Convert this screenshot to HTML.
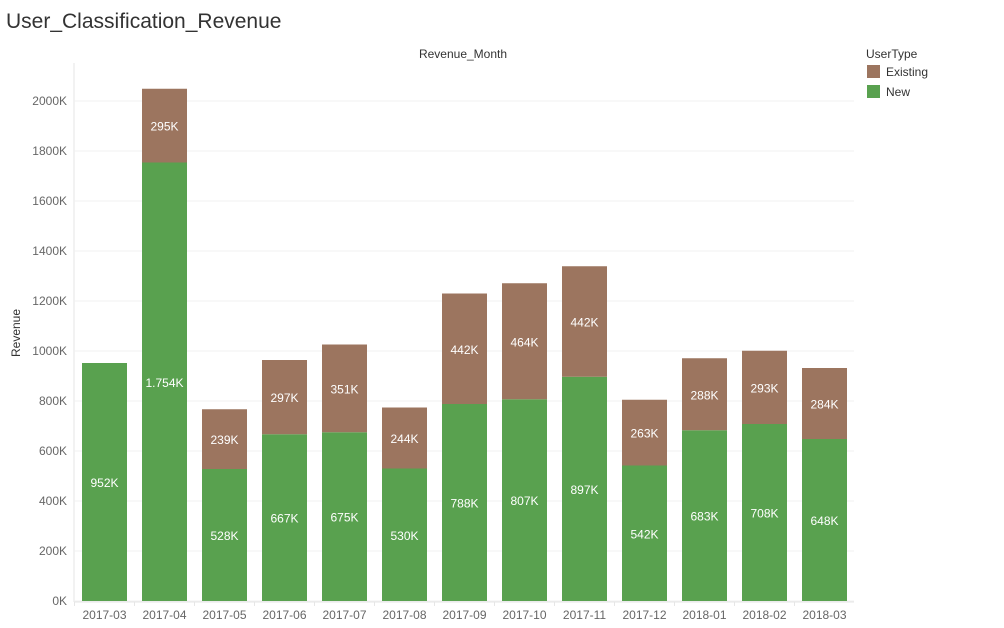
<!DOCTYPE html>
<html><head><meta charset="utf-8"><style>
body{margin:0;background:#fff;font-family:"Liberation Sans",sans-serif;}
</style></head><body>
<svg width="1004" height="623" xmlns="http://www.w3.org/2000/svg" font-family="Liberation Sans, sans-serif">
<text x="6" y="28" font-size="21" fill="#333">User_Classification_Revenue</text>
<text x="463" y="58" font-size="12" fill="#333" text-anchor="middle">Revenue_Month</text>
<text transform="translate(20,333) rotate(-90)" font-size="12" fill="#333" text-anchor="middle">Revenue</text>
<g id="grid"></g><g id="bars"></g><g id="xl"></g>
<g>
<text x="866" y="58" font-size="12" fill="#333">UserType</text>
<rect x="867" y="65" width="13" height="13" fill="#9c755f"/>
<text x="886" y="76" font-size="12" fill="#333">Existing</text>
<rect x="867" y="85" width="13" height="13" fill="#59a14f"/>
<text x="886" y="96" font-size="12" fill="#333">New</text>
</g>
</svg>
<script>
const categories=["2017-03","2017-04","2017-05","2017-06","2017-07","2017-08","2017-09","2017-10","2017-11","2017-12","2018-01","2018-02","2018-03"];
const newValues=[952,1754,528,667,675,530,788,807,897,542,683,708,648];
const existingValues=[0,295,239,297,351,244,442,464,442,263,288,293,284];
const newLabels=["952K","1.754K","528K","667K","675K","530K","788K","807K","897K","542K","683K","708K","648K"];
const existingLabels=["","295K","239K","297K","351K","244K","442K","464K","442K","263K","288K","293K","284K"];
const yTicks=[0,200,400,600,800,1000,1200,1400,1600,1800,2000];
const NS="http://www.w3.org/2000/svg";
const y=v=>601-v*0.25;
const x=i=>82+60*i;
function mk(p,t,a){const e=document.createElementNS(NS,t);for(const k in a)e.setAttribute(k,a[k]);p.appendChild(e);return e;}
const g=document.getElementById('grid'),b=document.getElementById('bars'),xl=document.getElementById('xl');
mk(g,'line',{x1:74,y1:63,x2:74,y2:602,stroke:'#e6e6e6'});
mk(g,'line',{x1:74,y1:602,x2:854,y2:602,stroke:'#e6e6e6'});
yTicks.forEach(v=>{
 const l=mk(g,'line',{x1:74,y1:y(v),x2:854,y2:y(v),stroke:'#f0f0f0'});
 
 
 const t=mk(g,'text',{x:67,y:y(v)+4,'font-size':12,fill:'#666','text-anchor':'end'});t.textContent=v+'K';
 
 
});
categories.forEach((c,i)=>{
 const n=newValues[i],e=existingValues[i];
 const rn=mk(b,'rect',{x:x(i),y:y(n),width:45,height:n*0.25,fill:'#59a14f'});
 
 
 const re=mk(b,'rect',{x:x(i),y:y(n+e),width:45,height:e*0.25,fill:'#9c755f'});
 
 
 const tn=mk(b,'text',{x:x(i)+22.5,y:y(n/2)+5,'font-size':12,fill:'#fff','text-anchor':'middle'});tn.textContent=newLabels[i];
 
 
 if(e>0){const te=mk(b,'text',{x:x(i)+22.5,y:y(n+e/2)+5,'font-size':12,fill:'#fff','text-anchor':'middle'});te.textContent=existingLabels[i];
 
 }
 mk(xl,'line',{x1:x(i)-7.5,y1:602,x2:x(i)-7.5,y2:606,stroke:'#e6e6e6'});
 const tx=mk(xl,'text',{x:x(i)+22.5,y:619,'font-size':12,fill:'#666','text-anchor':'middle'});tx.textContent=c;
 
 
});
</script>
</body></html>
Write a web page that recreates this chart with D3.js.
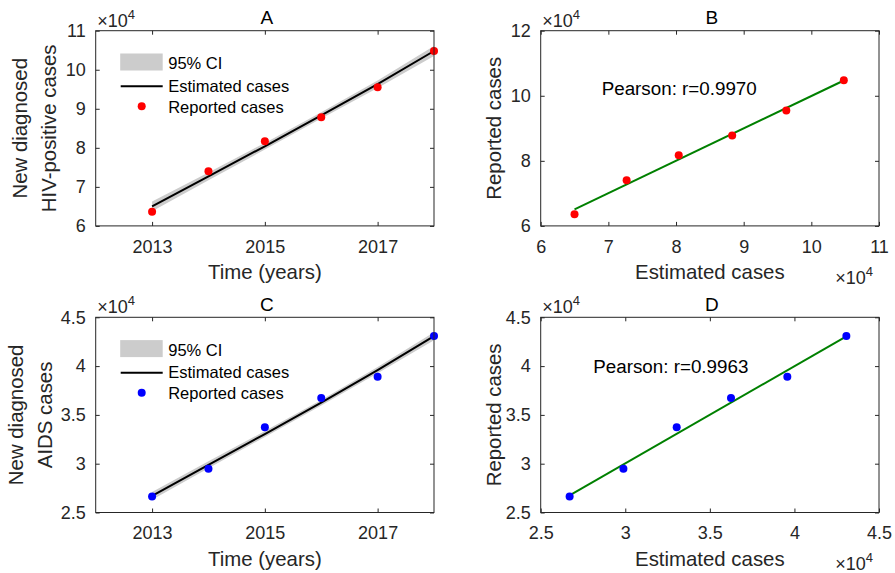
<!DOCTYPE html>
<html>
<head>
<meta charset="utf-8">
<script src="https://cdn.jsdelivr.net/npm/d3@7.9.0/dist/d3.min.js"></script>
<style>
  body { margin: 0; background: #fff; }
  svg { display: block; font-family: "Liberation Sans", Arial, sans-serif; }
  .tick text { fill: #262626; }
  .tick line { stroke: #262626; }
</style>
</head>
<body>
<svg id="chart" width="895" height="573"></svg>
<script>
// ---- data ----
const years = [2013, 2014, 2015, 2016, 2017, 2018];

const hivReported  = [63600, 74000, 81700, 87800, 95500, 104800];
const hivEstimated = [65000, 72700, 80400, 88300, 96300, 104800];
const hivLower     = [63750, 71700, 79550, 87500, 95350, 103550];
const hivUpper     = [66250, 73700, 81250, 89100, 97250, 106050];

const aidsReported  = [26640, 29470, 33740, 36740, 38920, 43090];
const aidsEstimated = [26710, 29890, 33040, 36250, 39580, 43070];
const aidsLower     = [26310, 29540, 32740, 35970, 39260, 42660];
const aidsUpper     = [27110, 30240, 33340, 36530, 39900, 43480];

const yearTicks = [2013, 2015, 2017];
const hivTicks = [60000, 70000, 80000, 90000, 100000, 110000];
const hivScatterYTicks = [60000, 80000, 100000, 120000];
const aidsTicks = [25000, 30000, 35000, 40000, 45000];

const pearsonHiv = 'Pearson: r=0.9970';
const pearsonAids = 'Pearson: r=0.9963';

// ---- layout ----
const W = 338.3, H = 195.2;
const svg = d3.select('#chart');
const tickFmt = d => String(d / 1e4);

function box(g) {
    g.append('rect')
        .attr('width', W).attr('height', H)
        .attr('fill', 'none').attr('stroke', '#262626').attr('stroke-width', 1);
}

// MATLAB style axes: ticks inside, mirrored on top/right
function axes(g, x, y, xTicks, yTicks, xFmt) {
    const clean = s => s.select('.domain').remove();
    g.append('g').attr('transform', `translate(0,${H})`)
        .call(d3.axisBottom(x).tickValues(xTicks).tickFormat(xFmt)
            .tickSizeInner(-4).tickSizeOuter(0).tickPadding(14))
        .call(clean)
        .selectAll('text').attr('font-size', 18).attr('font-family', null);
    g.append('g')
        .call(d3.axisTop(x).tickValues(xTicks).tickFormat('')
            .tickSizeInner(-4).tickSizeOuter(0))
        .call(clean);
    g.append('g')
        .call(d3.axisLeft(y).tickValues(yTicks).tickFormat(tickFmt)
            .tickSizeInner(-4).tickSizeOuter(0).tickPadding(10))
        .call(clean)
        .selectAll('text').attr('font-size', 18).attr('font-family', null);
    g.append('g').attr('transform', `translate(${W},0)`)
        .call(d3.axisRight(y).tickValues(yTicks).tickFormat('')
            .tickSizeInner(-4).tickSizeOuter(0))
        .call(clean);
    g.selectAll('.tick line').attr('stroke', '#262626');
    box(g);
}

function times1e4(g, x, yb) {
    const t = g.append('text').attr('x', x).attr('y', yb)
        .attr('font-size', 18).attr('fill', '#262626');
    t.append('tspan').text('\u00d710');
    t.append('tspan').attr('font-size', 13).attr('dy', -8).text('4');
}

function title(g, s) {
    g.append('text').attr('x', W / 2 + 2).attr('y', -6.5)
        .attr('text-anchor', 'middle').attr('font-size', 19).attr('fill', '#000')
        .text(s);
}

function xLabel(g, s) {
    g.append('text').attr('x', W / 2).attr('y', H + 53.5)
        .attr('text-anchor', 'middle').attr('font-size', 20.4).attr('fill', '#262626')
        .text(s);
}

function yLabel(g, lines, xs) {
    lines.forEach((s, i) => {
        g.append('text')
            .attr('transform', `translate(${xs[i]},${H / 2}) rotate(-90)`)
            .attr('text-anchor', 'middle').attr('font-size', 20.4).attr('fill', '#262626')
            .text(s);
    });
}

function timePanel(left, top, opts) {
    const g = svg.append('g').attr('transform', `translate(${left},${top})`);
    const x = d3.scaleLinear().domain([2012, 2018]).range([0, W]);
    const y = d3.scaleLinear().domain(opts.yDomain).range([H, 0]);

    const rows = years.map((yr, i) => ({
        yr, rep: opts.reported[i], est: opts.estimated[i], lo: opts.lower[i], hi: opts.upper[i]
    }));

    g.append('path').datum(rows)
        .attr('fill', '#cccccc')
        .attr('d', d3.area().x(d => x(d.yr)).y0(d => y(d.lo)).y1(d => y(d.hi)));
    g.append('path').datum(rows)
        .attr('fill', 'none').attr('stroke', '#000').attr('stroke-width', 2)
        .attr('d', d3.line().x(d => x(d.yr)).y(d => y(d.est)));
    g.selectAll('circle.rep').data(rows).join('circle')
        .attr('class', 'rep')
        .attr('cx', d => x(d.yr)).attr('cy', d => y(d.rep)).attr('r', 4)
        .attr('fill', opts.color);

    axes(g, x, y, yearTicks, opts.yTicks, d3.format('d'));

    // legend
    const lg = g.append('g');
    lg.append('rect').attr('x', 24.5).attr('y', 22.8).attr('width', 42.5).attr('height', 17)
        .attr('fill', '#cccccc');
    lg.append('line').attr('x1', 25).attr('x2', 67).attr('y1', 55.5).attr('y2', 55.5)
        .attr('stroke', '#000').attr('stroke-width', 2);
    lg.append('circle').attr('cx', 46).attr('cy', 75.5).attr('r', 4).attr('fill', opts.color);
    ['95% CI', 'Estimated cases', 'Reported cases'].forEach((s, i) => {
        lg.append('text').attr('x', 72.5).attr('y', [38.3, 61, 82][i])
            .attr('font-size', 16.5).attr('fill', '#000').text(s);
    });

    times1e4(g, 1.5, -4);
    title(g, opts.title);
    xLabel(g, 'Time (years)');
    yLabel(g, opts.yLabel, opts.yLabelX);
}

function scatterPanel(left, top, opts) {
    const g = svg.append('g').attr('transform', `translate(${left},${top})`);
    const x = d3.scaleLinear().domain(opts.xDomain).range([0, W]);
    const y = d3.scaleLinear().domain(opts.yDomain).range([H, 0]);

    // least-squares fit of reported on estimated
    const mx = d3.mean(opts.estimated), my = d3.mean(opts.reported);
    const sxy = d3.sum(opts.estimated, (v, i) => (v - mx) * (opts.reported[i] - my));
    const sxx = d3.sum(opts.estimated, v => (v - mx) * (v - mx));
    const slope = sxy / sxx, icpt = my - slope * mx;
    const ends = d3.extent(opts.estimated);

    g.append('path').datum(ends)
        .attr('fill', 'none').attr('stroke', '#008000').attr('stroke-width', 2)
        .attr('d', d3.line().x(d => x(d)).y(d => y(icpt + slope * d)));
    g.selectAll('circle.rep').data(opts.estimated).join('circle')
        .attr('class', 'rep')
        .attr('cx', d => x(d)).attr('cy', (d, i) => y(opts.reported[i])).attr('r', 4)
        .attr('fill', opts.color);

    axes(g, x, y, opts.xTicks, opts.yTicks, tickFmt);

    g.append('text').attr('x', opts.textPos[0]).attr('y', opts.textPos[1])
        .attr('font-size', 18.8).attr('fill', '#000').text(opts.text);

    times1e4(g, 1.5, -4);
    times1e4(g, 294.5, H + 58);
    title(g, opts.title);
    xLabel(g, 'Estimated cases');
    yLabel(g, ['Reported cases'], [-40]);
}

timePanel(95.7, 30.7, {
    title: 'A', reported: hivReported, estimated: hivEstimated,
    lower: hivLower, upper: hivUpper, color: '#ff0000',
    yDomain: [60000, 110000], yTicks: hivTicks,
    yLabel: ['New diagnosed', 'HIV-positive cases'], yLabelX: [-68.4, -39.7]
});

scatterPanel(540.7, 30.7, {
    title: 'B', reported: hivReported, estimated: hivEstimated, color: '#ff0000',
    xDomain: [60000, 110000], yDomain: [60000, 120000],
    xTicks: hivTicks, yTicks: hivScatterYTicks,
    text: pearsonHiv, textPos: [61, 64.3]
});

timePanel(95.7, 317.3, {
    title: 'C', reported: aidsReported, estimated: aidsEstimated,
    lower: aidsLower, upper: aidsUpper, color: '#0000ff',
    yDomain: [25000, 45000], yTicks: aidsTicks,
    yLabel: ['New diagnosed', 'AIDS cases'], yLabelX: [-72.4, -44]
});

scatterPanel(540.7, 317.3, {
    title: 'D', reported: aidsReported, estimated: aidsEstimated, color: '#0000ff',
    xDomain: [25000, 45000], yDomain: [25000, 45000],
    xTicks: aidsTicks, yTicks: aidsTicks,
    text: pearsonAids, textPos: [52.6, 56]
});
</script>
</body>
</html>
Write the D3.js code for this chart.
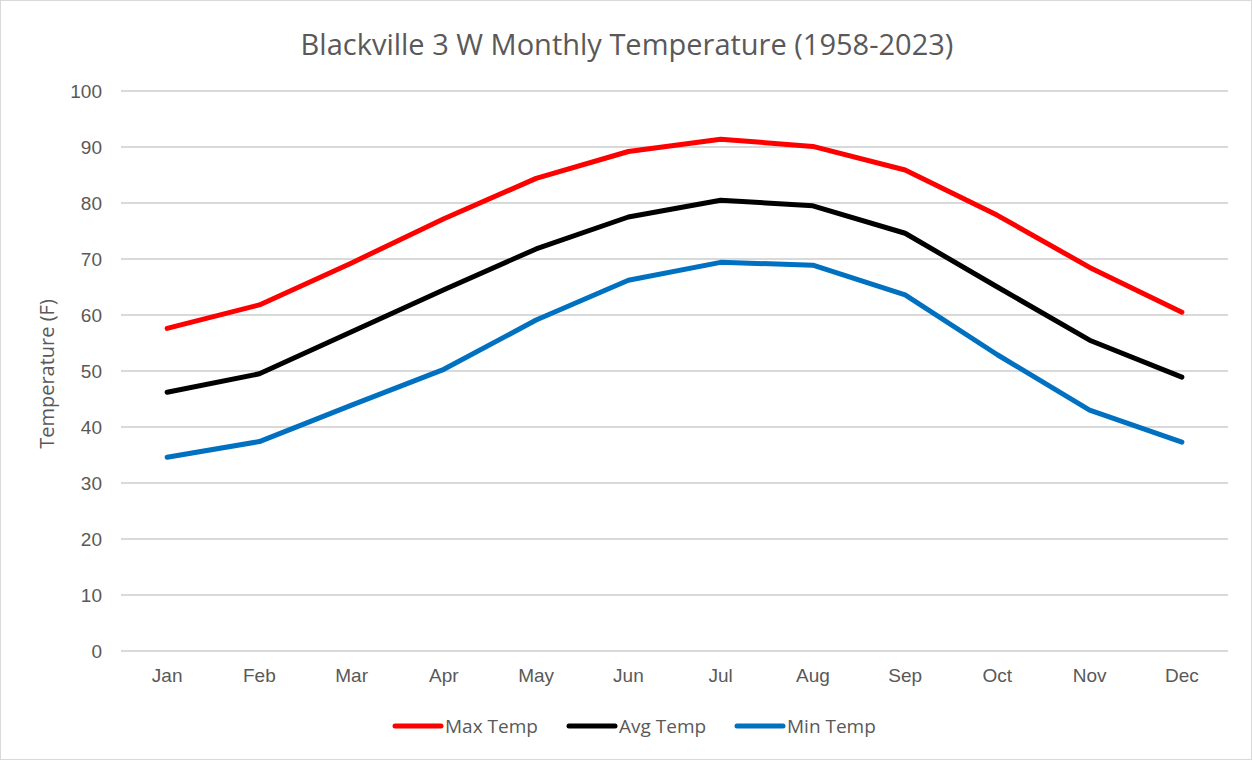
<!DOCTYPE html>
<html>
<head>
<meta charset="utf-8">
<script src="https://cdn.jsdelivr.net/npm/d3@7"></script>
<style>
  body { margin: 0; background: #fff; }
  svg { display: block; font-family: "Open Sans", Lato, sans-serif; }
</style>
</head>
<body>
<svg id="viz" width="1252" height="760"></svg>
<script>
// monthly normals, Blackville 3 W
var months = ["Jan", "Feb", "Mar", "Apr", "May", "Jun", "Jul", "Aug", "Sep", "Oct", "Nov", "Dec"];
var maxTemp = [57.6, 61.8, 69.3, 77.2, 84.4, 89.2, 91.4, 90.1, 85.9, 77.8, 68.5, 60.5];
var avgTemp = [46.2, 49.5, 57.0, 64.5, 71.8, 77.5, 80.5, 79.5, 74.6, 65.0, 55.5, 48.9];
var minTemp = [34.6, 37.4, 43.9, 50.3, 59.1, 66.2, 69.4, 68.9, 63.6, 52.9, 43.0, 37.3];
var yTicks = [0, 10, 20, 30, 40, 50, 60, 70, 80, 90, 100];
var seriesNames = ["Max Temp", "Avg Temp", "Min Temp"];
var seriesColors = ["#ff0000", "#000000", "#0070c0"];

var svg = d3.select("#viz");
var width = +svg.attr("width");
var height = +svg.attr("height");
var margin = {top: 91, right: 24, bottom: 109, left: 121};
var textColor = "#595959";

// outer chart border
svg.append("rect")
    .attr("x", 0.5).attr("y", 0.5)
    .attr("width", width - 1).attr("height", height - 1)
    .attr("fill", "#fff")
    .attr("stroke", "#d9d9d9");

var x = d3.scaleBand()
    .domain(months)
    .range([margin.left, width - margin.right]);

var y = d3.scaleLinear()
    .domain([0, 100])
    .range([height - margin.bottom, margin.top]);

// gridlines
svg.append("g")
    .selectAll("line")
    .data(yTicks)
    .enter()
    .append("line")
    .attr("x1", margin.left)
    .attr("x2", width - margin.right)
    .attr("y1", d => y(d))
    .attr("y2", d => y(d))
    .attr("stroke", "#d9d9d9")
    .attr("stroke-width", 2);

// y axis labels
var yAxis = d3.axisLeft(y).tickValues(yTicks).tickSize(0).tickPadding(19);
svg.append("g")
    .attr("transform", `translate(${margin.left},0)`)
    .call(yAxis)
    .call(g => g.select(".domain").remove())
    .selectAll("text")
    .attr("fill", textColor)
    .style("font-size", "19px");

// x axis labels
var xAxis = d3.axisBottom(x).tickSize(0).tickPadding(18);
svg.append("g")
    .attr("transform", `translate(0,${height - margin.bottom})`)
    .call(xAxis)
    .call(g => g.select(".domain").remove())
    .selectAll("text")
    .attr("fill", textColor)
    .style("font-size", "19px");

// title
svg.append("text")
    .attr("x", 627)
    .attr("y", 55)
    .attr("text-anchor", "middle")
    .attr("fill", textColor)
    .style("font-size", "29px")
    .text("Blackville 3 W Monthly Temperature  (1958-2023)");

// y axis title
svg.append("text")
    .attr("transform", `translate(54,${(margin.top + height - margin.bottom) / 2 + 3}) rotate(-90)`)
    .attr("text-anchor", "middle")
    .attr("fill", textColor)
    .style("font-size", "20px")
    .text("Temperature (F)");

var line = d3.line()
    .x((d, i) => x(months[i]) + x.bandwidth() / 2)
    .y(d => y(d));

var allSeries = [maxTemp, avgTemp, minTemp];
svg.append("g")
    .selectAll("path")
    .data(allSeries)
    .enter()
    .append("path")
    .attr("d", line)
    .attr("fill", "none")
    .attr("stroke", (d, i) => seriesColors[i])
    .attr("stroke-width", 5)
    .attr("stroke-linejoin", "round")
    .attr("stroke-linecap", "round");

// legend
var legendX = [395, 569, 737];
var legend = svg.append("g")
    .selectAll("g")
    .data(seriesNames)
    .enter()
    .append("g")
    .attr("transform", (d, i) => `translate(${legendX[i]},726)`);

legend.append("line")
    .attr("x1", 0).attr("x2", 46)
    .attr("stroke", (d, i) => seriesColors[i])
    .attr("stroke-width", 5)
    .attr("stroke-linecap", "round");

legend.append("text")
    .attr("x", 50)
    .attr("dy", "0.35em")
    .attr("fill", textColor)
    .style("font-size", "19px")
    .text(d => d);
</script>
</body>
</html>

[Directive]
For the material above, give again only the lines starting at the line that contains "Write the D3.js code for this chart." and ending at the line that contains "- margin.bottom, margin.top]);". Pictures do not belong in the copy.

[Full solution]
Write the D3.js code for this chart.
<!DOCTYPE html>
<html>
<head>
<meta charset="utf-8">
<script src="https://cdn.jsdelivr.net/npm/d3@7"></script>
<style>
  body { margin: 0; background: #fff; }
  svg { display: block; font-family: "Open Sans", Lato, sans-serif; }
</style>
</head>
<body>
<svg id="viz" width="1252" height="760"></svg>
<script>
// monthly normals, Blackville 3 W
var months = ["Jan", "Feb", "Mar", "Apr", "May", "Jun", "Jul", "Aug", "Sep", "Oct", "Nov", "Dec"];
var maxTemp = [57.6, 61.8, 69.3, 77.2, 84.4, 89.2, 91.4, 90.1, 85.9, 77.8, 68.5, 60.5];
var avgTemp = [46.2, 49.5, 57.0, 64.5, 71.8, 77.5, 80.5, 79.5, 74.6, 65.0, 55.5, 48.9];
var minTemp = [34.6, 37.4, 43.9, 50.3, 59.1, 66.2, 69.4, 68.9, 63.6, 52.9, 43.0, 37.3];
var yTicks = [0, 10, 20, 30, 40, 50, 60, 70, 80, 90, 100];
var seriesNames = ["Max Temp", "Avg Temp", "Min Temp"];
var seriesColors = ["#ff0000", "#000000", "#0070c0"];

var svg = d3.select("#viz");
var width = +svg.attr("width");
var height = +svg.attr("height");
var margin = {top: 91, right: 24, bottom: 109, left: 121};
var textColor = "#595959";

// outer chart border
svg.append("rect")
    .attr("x", 0.5).attr("y", 0.5)
    .attr("width", width - 1).attr("height", height - 1)
    .attr("fill", "#fff")
    .attr("stroke", "#d9d9d9");

var x = d3.scaleBand()
    .domain(months)
    .range([margin.left, width - margin.right]);

var y = d3.scaleLinear()
    .domain([0, 100])
    .range([height - margin.bottom, margin.top]);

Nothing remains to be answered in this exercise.